Y'22 is a new movement to put young people in Pittsburgh's board rooms | News | Pittsburgh | Pittsburgh City Paper

Y'22 is a new movement to put young people in Pittsburgh's board rooms

click to enlarge Y'22 is a new movement to put young people in Pittsburgh's board rooms
CP Photo: Jared Wickerham
When Ashley Priore ran for a seat on the Pittsburgh Public School Board last year, she was 19 years old. While she didn’t win the election, the experience only strengthened her goal of putting young people in leadership positions. Now, Priore has launched Y’22: A Youth on Boards Movement with the goal of diversifying the board membership of organizations around the city, specifically when it comes to age.

“It really started with an idea in 2018, thinking, ‘How do we get people under 25 in leadership positions? And why are there so many barriers?’” says Priore.
Her initial goal is to get someone under 25 years old (her definition of young) on the boards of every nonprofit in the city, with an eventual goal of having one person under 25 on every board in Pittsburgh by 2022 (hence the name Y’22). Priore says she feels that nonprofits are a good starting point because of how many there are in the city, and how often they cater to youth.

Like any instance of a room lacking diversity, a dearth of young people in board rooms is an issue of people in one group discussing what’s best for another group who is absent from their decision-making.

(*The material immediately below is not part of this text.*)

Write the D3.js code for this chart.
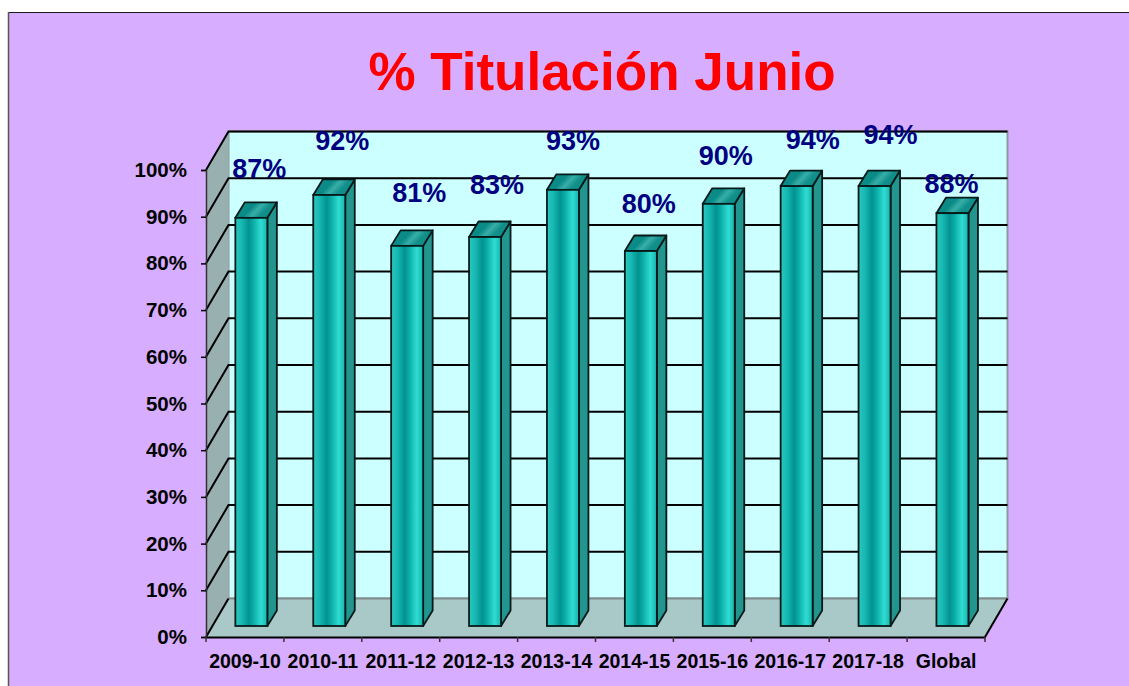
<!DOCTYPE html>
<html>
<head>
<meta charset="utf-8">
<script src="https://cdn.jsdelivr.net/npm/d3@7"></script>
<style>
  html, body { margin: 0; padding: 0; background: #fff; overflow: hidden; }
  text { font-family: "Liberation Sans", Arial, sans-serif; font-weight: bold; }
</style>
</head>
<body>
<svg id="chart" width="1129" height="686"></svg>
<script>
var categories = ['2009-10','2010-11','2011-12','2012-13','2013-14','2014-15','2015-16','2016-17','2017-18','Global'];
var values = [87.4, 92.3, 81.4, 83.3, 93.4, 80.3, 90.4, 94.2, 94.2, 88.4];
var yTicks = [0,10,20,30,40,50,60,70,80,90,100];

// the value labels were dragged by hand in the original, offsets from bar top
var labelShiftX = [8, 13, 12, 12, 10, 8, 7, 16, 16, -1];
var labelShiftY = [-40, -45, -44, -43, -40, -38, -39, -37, -42, -20];

var width = 1129, height = 686;

// front plane of the chart box
var plotLeft = 206, plotRight = 985, plotBottom = 637, plotTop = 170;
// offset of the back wall and of the plane the bars stand on
var wallDx = 22.5, wallDy = -38.5;
var barDx = 6.4, barDy = -11;
var depthDx = 9.5, depthDy = -15.5;
var barWidth = 32;

var svg = d3.select('#chart');
var defs = svg.append('defs');

var x = d3.scaleBand().domain(categories).range([plotLeft, plotRight]);
var y = d3.scaleLinear().domain([0, 100]).range([plotBottom, plotTop]);

var poly = function (pts) {
  return pts.map(function (p) { return p.join(','); }).join(' ');
};

// gradients
var addGradient = function (id, stops, x2, y2) {
  var g = defs.append('linearGradient').attr('id', id)
    .attr('x1', 0).attr('y1', 0).attr('x2', x2).attr('y2', y2);
  stops.forEach(function (s) {
    g.append('stop').attr('offset', s[0]).attr('stop-color', s[1]);
  });
};
addGradient('barFront', [[0,'#2ac8c0'],[0.2,'#16b8b2'],[0.42,'#02928f'],[0.58,'#0cb0aa'],[0.8,'#30dcd2'],[1,'#14b4ac']], 1, 0);
addGradient('barTop', [[0,'#0e8f8b'],[0.45,'#0a8a86'],[0.62,'#38aea8'],[0.8,'#128f8b'],[1,'#0c8c88']], 1, 0.35);

// page background
svg.append('rect').attr('x', 8).attr('y', 12).attr('width', width).attr('height', height)
  .attr('fill', '#d6adff');
svg.append('line').attr('x1', 8).attr('x2', width).attr('y1', 12.5).attr('y2', 12.5)
  .attr('stroke', '#1a1a1a').attr('stroke-width', 1);
svg.append('line').attr('x1', 8.5).attr('x2', 8.5).attr('y1', 12).attr('y2', height)
  .attr('stroke', '#555').attr('stroke-width', 1.5);

// title
svg.append('text').attr('x', 602).attr('y', 90).attr('text-anchor', 'middle')
  .attr('font-size', 53).attr('fill', '#ff0000').attr('class', 'title')
  .text('% Titulación Junio');

// back wall
svg.append('rect')
  .attr('x', plotLeft + wallDx).attr('y', y(100) + wallDy)
  .attr('width', plotRight - plotLeft).attr('height', y(0) - y(100))
  .attr('fill', '#ccffff').attr('stroke', '#8c9a9a').attr('stroke-width', 2);

// side wall
svg.append('polygon')
  .attr('points', poly([[plotLeft, y(100)], [plotLeft + wallDx, y(100) + wallDy], [plotLeft + wallDx, y(0) + wallDy], [plotLeft, y(0)]]))
  .attr('fill', '#99b0b0');

// floor
svg.append('polygon')
  .attr('points', poly([[plotLeft, y(0)], [plotLeft + wallDx, y(0) + wallDy], [plotRight + wallDx, y(0) + wallDy], [plotRight, y(0)]]))
  .attr('fill', '#a9c8c8');
svg.append('line')
  .attr('x1', plotLeft + wallDx).attr('x2', plotRight + wallDx)
  .attr('y1', y(0) + wallDy).attr('y2', y(0) + wallDy)
  .attr('stroke', '#808c8c').attr('stroke-width', 2);

// grid lines on the back wall and the side wall
var grid = svg.append('g').attr('class', 'grid');
grid.selectAll('path').data(yTicks).enter().append('path')
  .attr('d', function (d) {
    var py = y(d);
    if (d === 0) {
      return 'M' + plotLeft + ',' + py + 'L' + (plotLeft + wallDx) + ',' + (py + wallDy);
    }
    return 'M' + plotLeft + ',' + py + 'L' + (plotLeft + wallDx) + ',' + (py + wallDy) + 'L' + (plotRight + wallDx) + ',' + (py + wallDy);
  })
  .attr('fill', 'none').attr('stroke', '#000').attr('stroke-width', 2);

// right edge of the floor
svg.append('line')
  .attr('x1', plotRight).attr('x2', plotRight + wallDx)
  .attr('y1', y(0)).attr('y2', y(0) + wallDy)
  .attr('stroke', '#000').attr('stroke-width', 2);

// axes
var yAxis = d3.axisLeft(y).tickValues(yTicks).tickSize(5).tickPadding(14)
  .tickFormat(function (d) { return d + '%'; });
var yG = svg.append('g').attr('transform', 'translate(' + plotLeft + ',0)').call(yAxis);
yG.select('.domain').attr('stroke', '#333').attr('stroke-width', 1.5);
yG.selectAll('.tick line').attr('stroke', '#000').attr('stroke-width', 1.5);
yG.selectAll('text').attr('font-size', 20.5).attr('fill', '#000').attr('font-family', null);

var xAxis = d3.axisBottom(x).tickSize(0).tickPadding(17);
var xG = svg.append('g').attr('transform', 'translate(0,' + plotBottom + ')').call(xAxis);
xG.select('.domain').attr('stroke', '#000').attr('stroke-width', 2);
xG.selectAll('text').attr('font-size', 19.5).attr('fill', '#000').attr('font-family', null);

// x ticks sit on the band edges
svg.append('g').selectAll('line').data(categories.concat(['end'])).enter().append('line')
  .attr('x1', function (d, i) { return plotLeft + i * x.bandwidth(); })
  .attr('x2', function (d, i) { return plotLeft + i * x.bandwidth(); })
  .attr('y1', plotBottom).attr('y2', plotBottom + 5)
  .attr('stroke', '#333').attr('stroke-width', 1.5);

// bars
var barX = function (d, i) { return x(categories[i]) + x.bandwidth() / 2 + barDx - barWidth / 2; };
var barBase = y(0) + barDy;
var barTop = function (d) { return y(d) + barDy; };

var bar = svg.append('g').attr('class', 'bars').selectAll('g').data(values).enter().append('g');

// side face
bar.append('polygon')
  .attr('points', function (d, i) {
    var bx = barX(d, i) + barWidth, ty = barTop(d);
    return poly([[bx, ty], [bx + depthDx, ty + depthDy], [bx + depthDx, barBase + depthDy], [bx, barBase]]);
  })
  .attr('fill', '#23958f').attr('stroke', '#071a1a').attr('stroke-width', 1.8).attr('stroke-linejoin', 'round');

// top face
bar.append('polygon')
  .attr('points', function (d, i) {
    var bx = barX(d, i), ty = barTop(d);
    return poly([[bx, ty], [bx + depthDx, ty + depthDy], [bx + barWidth + depthDx, ty + depthDy], [bx + barWidth, ty]]);
  })
  .attr('fill', 'url(#barTop)').attr('stroke', '#071a1a').attr('stroke-width', 1.8).attr('stroke-linejoin', 'round');

// front face
bar.append('rect')
  .attr('x', barX)
  .attr('y', barTop)
  .attr('width', barWidth)
  .attr('height', function (d) { return barBase - barTop(d); })
  .attr('fill', 'url(#barFront)').attr('stroke', '#071a1a').attr('stroke-width', 1.8);

// value labels
bar.append('text')
  .attr('x', function (d, i) { return barX(d, i) + barWidth / 2 + labelShiftX[i]; })
  .attr('y', function (d, i) { return barTop(d) + labelShiftY[i]; })
  .attr('text-anchor', 'middle')
  .attr('font-size', 27).attr('fill', '#000080')
  .text(function (d) { return Math.round(d) + '%'; });
</script>
</body>
</html>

“They say, ‘OK, what would young people want?’ And they’re making assumptions. For me, it’s like you don’t have to conspire or think about what they might say. You can just have them in this conversation,” says Priore. “If there is a nonprofit specializing in afterschool programming, having a young person on there … they can really answer questions that only fellow young people can.”

This age discrepancy is not exclusive to Pittsburgh, but it could be indicative of a larger trend of young people starting to feel an urgent need to take action and being told to wait until they’re older. Priore points to Greta Thunberg and other teen activists who are criticized, even from their supporters, for taking action instead of staying in school. As any young person could tell you, youth today aren’t growing up in a world that promises them a stable future.

“I think this represents a larger issue of millennials versus Gen Z,” says Priore. “I’m kind of concerned about the future of that [dynamic] because I’m really not sure when or if we’ll be able to work together right now and this is a time when we all need to work together.”

Responses to Y'22 from nonprofit organizations have been mixed, with some disagreeing, and others supporting the idea, but only in theory. The real test, she says, is whether or not anyone actually follows through.

“I think that’s a reachable goal cause we’re just asking for one person,” she says.